● Exercise prompt:
Among the lines below, keep only those from the one containing "Clone this chart in matplotlib." through the one containing "last_day = 1254", and reproduce them exactly.

● Data shown:
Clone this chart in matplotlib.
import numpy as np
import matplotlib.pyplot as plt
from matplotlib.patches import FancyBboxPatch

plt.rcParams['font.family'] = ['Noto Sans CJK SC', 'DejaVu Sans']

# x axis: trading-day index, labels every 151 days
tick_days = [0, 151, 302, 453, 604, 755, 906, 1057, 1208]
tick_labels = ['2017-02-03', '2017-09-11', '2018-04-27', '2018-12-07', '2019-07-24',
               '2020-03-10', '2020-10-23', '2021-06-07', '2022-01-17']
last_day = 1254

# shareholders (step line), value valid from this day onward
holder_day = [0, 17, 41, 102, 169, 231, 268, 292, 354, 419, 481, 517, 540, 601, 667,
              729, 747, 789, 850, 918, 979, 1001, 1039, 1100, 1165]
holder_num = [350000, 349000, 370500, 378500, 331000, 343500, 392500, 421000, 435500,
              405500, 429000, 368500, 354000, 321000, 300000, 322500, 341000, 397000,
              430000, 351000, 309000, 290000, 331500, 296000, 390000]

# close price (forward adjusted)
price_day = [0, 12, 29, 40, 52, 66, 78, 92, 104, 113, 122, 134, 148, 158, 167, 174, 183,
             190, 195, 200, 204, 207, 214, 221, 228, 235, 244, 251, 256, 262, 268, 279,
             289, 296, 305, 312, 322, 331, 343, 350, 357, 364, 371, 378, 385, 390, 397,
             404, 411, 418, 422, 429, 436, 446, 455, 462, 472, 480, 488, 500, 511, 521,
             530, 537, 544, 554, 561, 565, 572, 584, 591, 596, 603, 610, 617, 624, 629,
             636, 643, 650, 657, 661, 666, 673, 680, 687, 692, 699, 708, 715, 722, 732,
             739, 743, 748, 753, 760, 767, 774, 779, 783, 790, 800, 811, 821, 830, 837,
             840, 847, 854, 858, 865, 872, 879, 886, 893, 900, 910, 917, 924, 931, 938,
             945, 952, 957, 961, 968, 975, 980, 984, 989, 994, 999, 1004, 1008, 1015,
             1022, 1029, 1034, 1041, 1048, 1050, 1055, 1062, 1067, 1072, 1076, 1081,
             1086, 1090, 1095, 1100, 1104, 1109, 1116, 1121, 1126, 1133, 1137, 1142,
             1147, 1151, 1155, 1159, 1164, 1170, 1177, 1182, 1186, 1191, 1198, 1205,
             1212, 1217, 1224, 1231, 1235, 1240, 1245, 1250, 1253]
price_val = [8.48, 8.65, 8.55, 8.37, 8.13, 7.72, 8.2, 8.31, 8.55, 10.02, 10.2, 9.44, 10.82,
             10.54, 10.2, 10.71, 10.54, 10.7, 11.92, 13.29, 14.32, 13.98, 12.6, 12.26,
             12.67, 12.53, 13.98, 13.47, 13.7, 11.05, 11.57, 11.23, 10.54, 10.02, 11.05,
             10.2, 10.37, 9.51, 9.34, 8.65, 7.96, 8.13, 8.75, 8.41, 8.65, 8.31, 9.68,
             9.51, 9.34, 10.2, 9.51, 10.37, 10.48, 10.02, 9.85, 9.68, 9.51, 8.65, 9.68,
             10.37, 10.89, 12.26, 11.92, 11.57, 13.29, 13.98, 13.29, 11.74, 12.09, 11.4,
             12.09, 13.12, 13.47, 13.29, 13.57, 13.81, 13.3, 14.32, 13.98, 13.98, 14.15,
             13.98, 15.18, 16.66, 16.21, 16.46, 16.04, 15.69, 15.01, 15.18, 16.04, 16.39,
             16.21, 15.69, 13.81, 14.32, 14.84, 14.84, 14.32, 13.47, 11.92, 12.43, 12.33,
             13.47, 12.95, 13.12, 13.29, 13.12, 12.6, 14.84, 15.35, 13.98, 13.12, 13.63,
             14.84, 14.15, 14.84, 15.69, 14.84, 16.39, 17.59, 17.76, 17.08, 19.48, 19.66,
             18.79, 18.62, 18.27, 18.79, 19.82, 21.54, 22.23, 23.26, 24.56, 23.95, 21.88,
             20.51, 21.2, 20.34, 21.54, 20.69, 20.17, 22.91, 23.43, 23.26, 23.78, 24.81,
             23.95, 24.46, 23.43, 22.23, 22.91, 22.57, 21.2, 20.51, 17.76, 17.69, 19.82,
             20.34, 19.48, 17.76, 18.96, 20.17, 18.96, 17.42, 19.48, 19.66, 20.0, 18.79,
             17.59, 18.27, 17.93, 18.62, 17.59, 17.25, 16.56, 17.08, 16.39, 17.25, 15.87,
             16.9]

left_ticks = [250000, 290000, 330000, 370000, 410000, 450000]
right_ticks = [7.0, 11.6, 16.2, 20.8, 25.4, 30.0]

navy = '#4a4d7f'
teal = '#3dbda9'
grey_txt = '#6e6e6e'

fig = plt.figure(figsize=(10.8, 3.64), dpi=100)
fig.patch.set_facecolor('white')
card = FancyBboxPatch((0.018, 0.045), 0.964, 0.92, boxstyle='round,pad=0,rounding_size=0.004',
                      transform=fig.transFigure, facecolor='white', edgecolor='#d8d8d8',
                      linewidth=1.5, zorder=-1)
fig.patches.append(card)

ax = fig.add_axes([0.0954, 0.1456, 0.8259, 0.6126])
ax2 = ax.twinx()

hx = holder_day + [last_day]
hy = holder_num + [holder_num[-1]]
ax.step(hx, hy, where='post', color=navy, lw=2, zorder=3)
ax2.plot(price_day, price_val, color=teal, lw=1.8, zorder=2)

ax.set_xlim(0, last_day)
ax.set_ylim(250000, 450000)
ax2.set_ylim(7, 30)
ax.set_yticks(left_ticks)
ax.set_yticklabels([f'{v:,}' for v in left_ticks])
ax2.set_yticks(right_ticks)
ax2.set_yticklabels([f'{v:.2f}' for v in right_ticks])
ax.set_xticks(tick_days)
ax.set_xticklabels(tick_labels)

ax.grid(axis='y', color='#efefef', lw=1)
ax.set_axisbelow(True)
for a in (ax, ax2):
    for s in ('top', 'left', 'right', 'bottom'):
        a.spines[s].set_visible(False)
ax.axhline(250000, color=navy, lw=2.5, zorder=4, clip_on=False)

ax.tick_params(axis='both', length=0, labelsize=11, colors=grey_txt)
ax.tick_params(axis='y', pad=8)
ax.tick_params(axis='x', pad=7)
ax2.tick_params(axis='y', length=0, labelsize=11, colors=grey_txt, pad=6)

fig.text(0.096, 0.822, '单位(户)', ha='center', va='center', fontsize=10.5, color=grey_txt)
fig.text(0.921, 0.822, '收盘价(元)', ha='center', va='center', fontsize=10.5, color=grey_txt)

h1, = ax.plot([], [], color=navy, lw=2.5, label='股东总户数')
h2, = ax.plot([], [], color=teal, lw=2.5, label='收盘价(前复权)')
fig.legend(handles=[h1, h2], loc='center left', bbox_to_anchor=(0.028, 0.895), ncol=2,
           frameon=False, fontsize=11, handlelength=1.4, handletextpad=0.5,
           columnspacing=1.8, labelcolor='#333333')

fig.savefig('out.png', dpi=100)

* * *

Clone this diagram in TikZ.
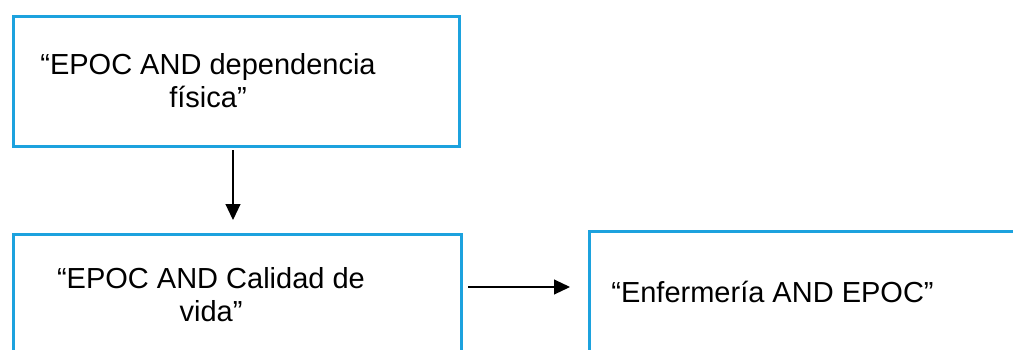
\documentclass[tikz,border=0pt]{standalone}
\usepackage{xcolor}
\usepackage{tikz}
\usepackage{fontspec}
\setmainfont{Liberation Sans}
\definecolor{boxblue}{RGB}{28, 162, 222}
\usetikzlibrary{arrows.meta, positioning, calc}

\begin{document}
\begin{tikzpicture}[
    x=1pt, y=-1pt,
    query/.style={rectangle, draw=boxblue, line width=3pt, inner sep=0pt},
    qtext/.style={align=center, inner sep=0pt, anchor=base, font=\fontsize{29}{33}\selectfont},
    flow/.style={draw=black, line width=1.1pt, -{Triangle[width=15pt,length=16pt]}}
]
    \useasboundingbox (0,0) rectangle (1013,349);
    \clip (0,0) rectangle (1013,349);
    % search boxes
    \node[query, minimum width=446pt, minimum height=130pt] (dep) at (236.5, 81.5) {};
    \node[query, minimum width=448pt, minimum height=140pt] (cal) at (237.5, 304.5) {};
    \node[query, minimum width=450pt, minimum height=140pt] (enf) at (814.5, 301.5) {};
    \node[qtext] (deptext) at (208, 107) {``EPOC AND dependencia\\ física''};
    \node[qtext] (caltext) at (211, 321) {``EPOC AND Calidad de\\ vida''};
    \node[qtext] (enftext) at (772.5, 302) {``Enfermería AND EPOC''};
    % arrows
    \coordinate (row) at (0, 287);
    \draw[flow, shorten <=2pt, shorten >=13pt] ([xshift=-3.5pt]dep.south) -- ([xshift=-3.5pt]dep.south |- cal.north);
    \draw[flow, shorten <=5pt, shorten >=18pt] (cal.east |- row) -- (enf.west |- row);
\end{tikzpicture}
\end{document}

● The output:
Clone this chart in matplotlib.
import numpy as np
import matplotlib.pyplot as plt
from matplotlib.patches import FancyBboxPatch

plt.rcParams['font.family'] = ['Noto Sans CJK SC', 'DejaVu Sans']

# x axis: trading-day index, labels every 151 days
tick_days = [0, 151, 302, 453, 604, 755, 906, 1057, 1208]
tick_labels = ['2017-02-03', '2017-09-11', '2018-04-27', '2018-12-07', '2019-07-24',
               '2020-03-10', '2020-10-23', '2021-06-07', '2022-01-17']
last_day = 1254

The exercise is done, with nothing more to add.